Bongani Mpandle

Personal information
- Date of birth: 12 July 1992 (age 32)
- Height: 1.84 m (6 ft 0 in)
- Position(s): Goalkeeper

Team information
- Current team: Magesi
- Number: 31

Senior career*
- Years: Team / Apps / (Gls)
- 2012–2013: United / 12 / (0)
- 2013–2016: Bloemfontein Celtic / 3 / (0)
- 2016–2021: Maritzburg United / 18 / (0)
- 2021–2024: Cape Town City / 1 / (0)
- 2024–: Magesi / 2 / (0)

International career
- 2019: South Africa / 1 / (0)

= Bongani Mpandle =

South African soccer player

Bongani Mpandle (born 12 July 1992) is a South African soccer player who plays as a goalkeeper for Magesi.

He was a squad member for South Africa's youth international team, among others at the 2011 COSAFA U-20 Cup. Having played for United F.C. in 2012–13, he then joined Bloemfontein Celtic and made his first-tier debut in the 2014–15 South African Premier Division. In 2016 he moved on to Maritzburg United. It was presumed that Mpandle would be a backup at Maritzburg United.

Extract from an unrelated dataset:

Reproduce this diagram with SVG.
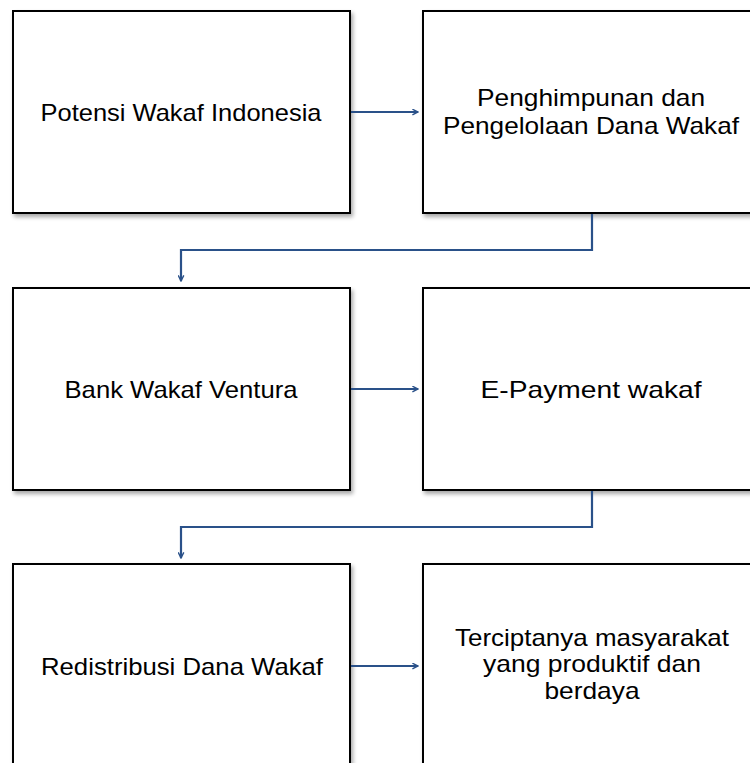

In 2019 Mpandle was called up to Bafana Bafana, who fielded a younger team than usual in the 2020 African Nations Championship qualification against Lesotho. Mpandle conceded three goals as Lesotho won 3–2.

In the summer of 2021 Mpandle moved on to Cape Town City. Here, it was understood that Mpandle would serve as a backup, or "understudy", to Darren Keet.
 With the deal originally lasting one year, he was quickly brought back after another goalkeeper Hugo Marques left Cape Town City. In the single league game where Keet was benched and Mpandle was given the opportunity for Cape Town City, Mpandle conceded three goals. He left Cape Town City in the summer of 2024, but stayed in the Premier Division, now with Magesi.